Historians use newspapers extensively in their research. Newspapers are an excellent resource and a mine of information and data on many events. They inform us of the latest agricultural techniques, the price of commodities, deaths, births, marriages, and dramatic as well as everyday events that occur in our community, in the region, and even in the world. Newspaper articles also reflect the attitudes of the reporters and their opinions of their contemporaries.

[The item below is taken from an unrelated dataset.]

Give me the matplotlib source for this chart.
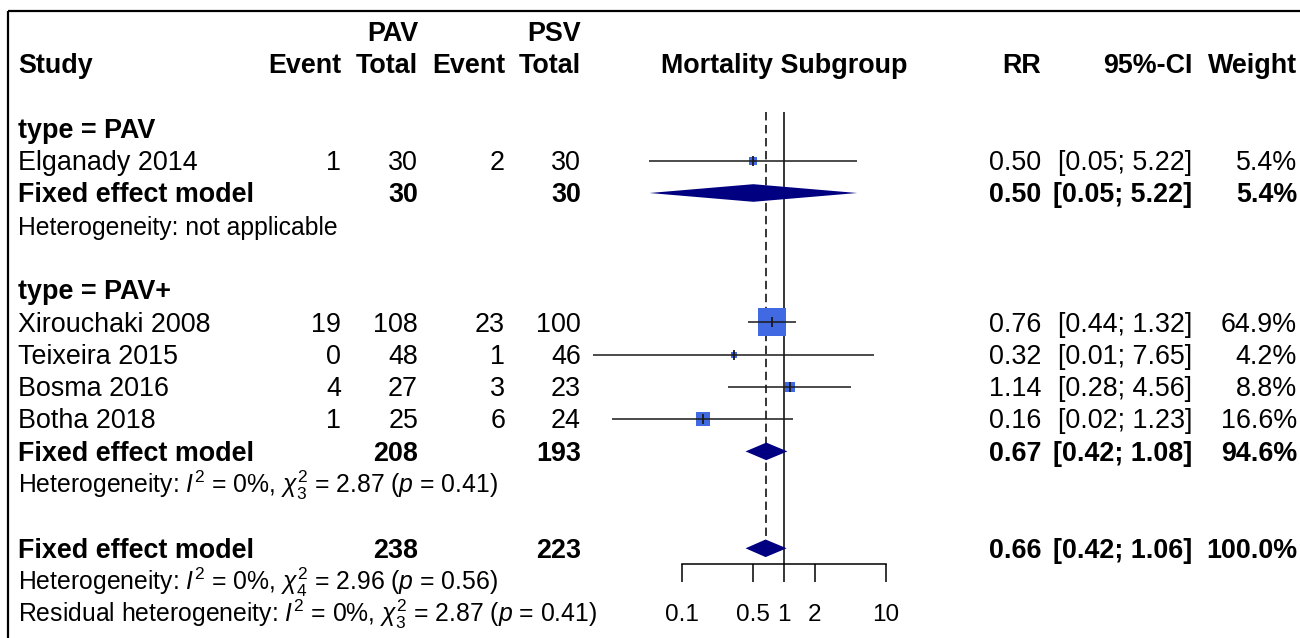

Until the late nineteenth century, newspapers were organs of political propaganda. But as literacy spread at the turn of the twentieth century, mass-circulation daily newspapers provided information and entertainment for an ever-growing public. Of course, editors continued to show their preferences and their political leanings, particularly on the editorial pages. But in general, journalists tried more and more to report information objectively. New sections (on woman’s issues, sports, entertainment, etc.) appeared - along with an increasing amount of advertising – alongside the “hard news” and the editorial commentaries.

In general, Quebec newspapers from the beginning of the twentieth century have been well preserved. Large public and university libraries usually keep microfilm copies of local and major daily papers. The Canadian Microfilming Company Ltd. ( preserves and reproduces articles from newspapers, especially from Quebec.

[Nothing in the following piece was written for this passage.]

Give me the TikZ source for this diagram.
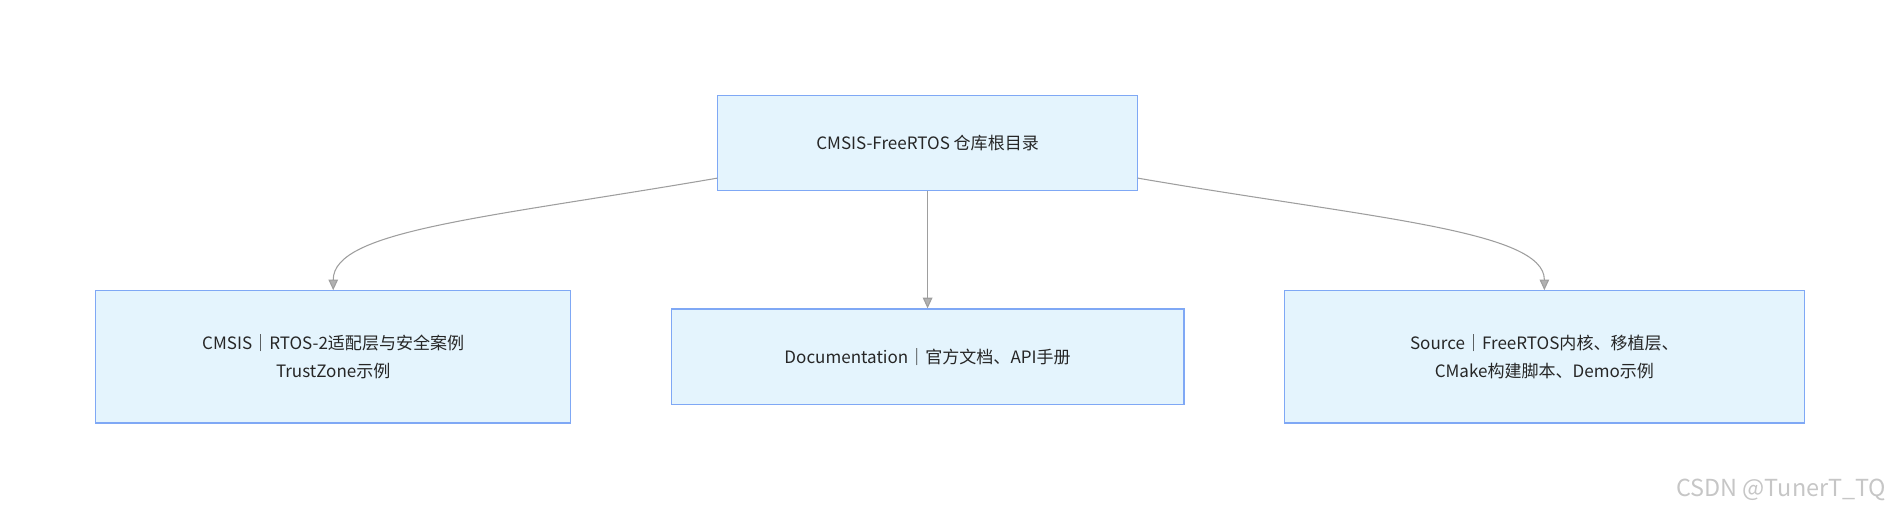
\documentclass[tikz,border=0pt]{standalone}
\usepackage{fontspec}
\setmainfont{Noto Sans CJK SC}
\usepackage{tikz}
\usetikzlibrary{arrows.meta, positioning}
\definecolor{boxfill}{HTML}{E4F4FD}
\definecolor{boxline}{HTML}{7FA8F5}
\definecolor{edgegray}{gray}{0.62}

\begin{document}
\begin{tikzpicture}[x=0.02cm, y=-0.02cm,
	dir/.style={draw=boxline, fill=boxfill, line width=0.6pt, align=center,
		font=\fontsize{8pt}{13pt}\selectfont, text=black!85, inner sep=0pt},
	link/.style={draw=edgegray, line width=0.5pt, -{Triangle[length=5pt, width=4.5pt, fill=edgegray!80]}}]

\useasboundingbox (0,0) rectangle (1568,430);

% directories
\node[dir, minimum width=347*0.02cm, minimum height=78*0.02cm] (root) at (765.5,118) {CMSIS-FreeRTOS 仓库根目录};
\node[dir, minimum width=392*0.02cm, minimum height=109*0.02cm] (cmsis) at (275,294.5) {CMSIS｜RTOS-2适配层与安全案例\\TrustZone示例};
\node[dir, minimum width=423*0.02cm, minimum height=79*0.02cm] (doc) at (765.5,294.5) {Documentation｜官方文档、API手册};
\node[dir, minimum width=429*0.02cm, minimum height=109*0.02cm] (src) at (1274.5,294.5) {Source｜FreeRTOS内核、移植层、\\CMake构建脚本、Demo示例};

\coordinate (rootl) at (592,147);
\coordinate (rootr) at (939,147);

% links
\draw[link] (rootl) .. controls (400,180) and (275,190) .. (cmsis.north);
\draw[link] (root.south) -- (doc.north);
\draw[link] (rootr) .. controls (1130,180) and (1274.5,190) .. (src.north);

\node[text=gray!45, font=\fontsize{11pt}{13pt}\selectfont] (mark) at (1470,404) {CSDN @TunerT\_TQ};

\end{tikzpicture}
\end{document}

Newspapers from the 1920's are an invaluable aid to our understanding of the Gagnon affair. Through the comments of journalists, we can learn about the atmosphere in the courtroom and the reactions of witnesses and spectators. The newspapers bring to life the information that can be found in the National Archives of Quebec (ANC) and allow us to see how the trial affected the general public.

For this site, we have chosen four French-language daily newspapers, all of which are still in existence today. Two are published in Montreal (La Presse, Le Devoir), one is published in Quebec City (Le Soleil), and one in Sherbrooke (La Tribune). This site features the unabridged coverage of the Gagnon affair in La Presse and Le Devoir, which published 22 and 21 articles on this case respectively between April 5 and October 1, 1920.

By comparing the articles found in these two newspapers, you can reflect on the way that these dailies – one more popular, the other more conservative – followed the trials of Marie-Anne Houde and Télesphore Gagnon. We have also included a selection of articles from Le Soleil and La Tribune, which published 34 and 23 articles respectively on the Gagnon affair between February 13 and October 1, 1920.

Here is some basic information about each of the newspapers chosen for these “virtual archives.”

La Presse (since 1884): When it first appeared, this daily was a popular newspaper, and then it became an informative one. It was founded by William-Edmond Blumhart, following a split in the Conservative party. Thanks to Trefflé Berthiaume, the paper became a profitable national institution. The newspaper took advantage of new typographical procedures (linotype, illustrations) and new ways of writing (headlines, features) to attract readers from among the working class. La Presse went on to become associated with the Liberals.

Le Devoir (since 1910): Founded by Henri Bourassa. It was after the Publicité Ltée. agency was set up in 1908 that this newspaper, devoted to serving the community, was created. Henri Bourassa chose brilliant, experienced colleagues to help him produce his daily newspaper. This nationalist and independent newspaper rapidly became an instrument for the promotion of French-Canadian interests and values. It struggled against British imperialism and defended the conservative social doctrine of the Catholic Church and the farmers’ movement.

Le Soleil (since 1880): Founded by a company of which Wilfrid Laurier, future Prime Minister of Canada, was a member. Ownership changed hands a number of times, passing from one company to another. Moderately Liberal, this daily newspaper, whose name was initially L’Électeur, on occasion drew the wrath of the Catholic Church and consequently saw its readership decrease. For this reason, in 1896 the newspaper changed its name and adopted the name that it still has today, Le Soleil.

La Tribune (since 1910): Founded by Jacob Nicol and Michael A. Foley, associated with the Liberals. It advocated submission to the Church and swore to keep its distance from the ideology of Henri Bourassa and Le Devoir. Thanks to its skilled contributors, this daily became the newspaper not only of the city of Sherbrooke, but also of the entire Eastern Townships region.

This information is taken from Beaulieu, André et Jean Hamelin. La presse québécoise des origines à nos jours. Québec, Presses de l’Université Laval, 1987.